AIM OF THE TASK: Line by line, reproduce exactly the beginning of the listing below, ending with the line that contains "10.6, 3.8, 0.68];" and adding nothing.

SUPPLIED INFORMATION:
============================================================

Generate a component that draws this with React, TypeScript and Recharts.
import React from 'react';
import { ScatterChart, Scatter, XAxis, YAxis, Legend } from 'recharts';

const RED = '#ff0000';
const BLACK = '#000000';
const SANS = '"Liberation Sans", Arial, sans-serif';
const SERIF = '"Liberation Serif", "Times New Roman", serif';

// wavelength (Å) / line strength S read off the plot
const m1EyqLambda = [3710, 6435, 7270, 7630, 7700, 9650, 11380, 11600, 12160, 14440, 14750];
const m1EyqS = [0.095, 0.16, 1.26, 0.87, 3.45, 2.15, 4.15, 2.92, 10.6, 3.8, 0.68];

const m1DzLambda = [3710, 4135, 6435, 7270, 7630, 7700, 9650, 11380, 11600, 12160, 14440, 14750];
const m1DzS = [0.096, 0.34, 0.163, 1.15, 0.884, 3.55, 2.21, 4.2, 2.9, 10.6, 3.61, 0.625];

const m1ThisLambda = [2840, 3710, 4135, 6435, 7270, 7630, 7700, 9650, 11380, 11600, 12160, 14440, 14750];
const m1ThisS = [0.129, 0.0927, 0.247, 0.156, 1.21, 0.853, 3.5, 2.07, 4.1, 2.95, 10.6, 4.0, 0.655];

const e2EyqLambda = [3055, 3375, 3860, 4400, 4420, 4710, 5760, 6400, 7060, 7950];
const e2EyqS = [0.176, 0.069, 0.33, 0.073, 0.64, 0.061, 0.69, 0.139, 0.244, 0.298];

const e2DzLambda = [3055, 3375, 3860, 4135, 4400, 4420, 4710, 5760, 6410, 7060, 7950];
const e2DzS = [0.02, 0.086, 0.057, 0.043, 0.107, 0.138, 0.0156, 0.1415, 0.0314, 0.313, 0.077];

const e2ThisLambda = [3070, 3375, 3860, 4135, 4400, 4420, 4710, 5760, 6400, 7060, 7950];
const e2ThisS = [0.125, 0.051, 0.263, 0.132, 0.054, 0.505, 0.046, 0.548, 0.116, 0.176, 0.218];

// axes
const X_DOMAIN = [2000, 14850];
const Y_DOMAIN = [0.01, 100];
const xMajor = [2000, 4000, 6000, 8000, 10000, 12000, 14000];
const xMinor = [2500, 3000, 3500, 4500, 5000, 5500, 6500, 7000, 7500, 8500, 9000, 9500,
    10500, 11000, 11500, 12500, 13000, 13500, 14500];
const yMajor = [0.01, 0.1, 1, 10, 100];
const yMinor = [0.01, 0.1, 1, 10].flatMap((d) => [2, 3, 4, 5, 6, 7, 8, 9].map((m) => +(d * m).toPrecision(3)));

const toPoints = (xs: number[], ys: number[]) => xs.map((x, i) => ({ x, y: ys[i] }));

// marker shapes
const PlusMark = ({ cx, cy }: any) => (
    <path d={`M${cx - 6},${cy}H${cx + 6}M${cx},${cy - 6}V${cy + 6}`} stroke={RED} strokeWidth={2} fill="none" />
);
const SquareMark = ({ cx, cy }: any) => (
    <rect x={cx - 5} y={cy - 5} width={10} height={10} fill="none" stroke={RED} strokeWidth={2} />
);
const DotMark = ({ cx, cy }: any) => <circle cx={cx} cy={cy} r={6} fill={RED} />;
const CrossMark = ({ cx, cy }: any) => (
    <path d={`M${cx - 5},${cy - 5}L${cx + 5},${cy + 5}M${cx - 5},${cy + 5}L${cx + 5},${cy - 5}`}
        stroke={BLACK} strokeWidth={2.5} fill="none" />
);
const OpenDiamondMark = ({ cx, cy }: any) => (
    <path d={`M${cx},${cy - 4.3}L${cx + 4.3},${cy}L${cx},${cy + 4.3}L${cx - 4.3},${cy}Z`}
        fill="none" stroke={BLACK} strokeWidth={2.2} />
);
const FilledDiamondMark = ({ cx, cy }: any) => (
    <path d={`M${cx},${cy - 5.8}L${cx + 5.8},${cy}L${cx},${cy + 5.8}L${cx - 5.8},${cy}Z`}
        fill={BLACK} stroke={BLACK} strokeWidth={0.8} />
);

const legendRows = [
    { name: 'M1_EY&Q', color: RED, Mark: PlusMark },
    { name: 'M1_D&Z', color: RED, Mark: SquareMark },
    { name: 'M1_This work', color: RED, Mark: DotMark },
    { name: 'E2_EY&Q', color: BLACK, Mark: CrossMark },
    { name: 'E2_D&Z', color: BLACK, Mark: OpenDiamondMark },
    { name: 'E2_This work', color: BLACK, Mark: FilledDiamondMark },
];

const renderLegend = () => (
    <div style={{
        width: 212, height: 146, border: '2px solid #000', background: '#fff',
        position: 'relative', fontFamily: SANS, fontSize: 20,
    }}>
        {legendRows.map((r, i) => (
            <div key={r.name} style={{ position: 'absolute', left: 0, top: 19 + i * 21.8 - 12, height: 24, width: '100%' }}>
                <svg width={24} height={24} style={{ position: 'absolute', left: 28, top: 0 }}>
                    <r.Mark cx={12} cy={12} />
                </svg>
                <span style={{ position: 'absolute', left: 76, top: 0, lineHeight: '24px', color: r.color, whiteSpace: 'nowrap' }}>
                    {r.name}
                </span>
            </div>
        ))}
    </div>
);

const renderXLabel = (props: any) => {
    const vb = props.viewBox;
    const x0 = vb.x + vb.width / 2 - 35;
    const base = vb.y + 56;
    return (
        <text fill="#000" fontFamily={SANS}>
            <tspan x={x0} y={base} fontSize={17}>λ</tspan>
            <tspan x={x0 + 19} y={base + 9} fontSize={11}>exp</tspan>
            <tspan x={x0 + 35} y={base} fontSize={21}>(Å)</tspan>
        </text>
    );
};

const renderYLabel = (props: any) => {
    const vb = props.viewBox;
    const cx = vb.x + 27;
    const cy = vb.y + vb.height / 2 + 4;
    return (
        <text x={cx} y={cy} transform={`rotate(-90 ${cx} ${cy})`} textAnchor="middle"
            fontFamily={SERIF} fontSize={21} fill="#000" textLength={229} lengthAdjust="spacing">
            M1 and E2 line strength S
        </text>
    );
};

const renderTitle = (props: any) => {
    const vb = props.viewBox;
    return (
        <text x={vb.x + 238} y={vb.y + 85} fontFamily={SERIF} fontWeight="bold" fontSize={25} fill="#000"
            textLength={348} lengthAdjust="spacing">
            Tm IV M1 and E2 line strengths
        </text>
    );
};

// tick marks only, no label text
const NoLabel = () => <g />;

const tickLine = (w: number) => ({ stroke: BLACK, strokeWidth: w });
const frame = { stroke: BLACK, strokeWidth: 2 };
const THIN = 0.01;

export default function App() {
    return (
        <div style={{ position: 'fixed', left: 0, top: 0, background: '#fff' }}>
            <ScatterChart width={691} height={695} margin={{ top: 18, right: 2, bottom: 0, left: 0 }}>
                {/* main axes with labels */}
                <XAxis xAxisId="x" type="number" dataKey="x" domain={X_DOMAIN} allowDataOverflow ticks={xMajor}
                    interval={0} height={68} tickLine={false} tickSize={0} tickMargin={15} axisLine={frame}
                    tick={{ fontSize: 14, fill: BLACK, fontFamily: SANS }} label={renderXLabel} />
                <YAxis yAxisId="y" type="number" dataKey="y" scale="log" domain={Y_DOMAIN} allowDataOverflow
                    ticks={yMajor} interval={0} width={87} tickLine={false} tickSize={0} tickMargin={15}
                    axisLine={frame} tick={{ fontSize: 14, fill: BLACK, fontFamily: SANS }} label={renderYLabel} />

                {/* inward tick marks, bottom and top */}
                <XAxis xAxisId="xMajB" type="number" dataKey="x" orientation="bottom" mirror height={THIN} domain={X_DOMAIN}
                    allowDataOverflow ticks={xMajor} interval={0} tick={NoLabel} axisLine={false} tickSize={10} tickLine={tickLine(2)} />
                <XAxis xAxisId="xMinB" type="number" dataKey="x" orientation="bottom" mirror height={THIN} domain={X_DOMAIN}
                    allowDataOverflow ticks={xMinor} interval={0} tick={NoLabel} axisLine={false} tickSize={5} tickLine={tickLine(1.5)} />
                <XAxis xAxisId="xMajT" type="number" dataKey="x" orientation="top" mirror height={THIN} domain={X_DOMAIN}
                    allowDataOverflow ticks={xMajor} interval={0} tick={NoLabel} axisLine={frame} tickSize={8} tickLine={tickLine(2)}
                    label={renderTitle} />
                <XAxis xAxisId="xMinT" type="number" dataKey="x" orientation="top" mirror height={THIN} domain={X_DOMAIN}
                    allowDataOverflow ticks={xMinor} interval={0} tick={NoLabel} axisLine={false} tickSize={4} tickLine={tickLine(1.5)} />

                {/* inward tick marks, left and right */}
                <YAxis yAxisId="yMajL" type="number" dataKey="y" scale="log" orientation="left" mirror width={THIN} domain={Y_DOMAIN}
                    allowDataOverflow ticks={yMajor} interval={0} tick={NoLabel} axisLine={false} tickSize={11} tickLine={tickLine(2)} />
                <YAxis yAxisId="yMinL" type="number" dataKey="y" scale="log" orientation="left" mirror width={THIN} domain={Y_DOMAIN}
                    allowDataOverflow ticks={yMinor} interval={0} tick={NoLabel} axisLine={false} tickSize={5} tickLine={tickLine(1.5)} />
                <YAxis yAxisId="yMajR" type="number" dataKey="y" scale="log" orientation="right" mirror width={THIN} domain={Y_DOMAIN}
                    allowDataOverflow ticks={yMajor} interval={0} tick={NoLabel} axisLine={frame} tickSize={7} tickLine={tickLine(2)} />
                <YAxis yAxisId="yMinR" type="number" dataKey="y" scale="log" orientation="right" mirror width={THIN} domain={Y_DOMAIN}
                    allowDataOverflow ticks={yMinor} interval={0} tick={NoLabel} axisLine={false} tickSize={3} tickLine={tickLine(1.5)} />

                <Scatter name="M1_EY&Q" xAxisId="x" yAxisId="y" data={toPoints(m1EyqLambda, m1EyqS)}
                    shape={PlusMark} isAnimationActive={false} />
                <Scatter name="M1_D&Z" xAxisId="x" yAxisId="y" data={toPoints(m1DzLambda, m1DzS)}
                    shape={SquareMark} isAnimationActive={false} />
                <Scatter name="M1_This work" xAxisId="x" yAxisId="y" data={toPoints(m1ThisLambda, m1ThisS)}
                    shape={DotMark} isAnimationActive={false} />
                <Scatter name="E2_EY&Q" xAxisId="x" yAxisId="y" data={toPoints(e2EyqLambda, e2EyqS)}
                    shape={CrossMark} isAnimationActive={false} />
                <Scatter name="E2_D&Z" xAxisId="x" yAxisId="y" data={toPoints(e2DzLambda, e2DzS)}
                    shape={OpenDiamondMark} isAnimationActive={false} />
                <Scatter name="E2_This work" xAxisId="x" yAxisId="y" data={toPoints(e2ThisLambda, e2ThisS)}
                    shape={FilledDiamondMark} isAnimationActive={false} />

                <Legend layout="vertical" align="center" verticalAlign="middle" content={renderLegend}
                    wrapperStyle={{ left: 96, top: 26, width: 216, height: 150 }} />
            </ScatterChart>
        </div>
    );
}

============================================================

OUTPUT:
Generate a component that draws this with React, TypeScript and Recharts.
import React from 'react';
import { ScatterChart, Scatter, XAxis, YAxis, Legend } from 'recharts';

const RED = '#ff0000';
const BLACK = '#000000';
const SANS = '"Liberation Sans", Arial, sans-serif';
const SERIF = '"Liberation Serif", "Times New Roman", serif';

// wavelength (Å) / line strength S read off the plot
const m1EyqLambda = [3710, 6435, 7270, 7630, 7700, 9650, 11380, 11600, 12160, 14440, 14750];
const m1EyqS = [0.095, 0.16, 1.26, 0.87, 3.45, 2.15, 4.15, 2.92, 10.6, 3.8, 0.68];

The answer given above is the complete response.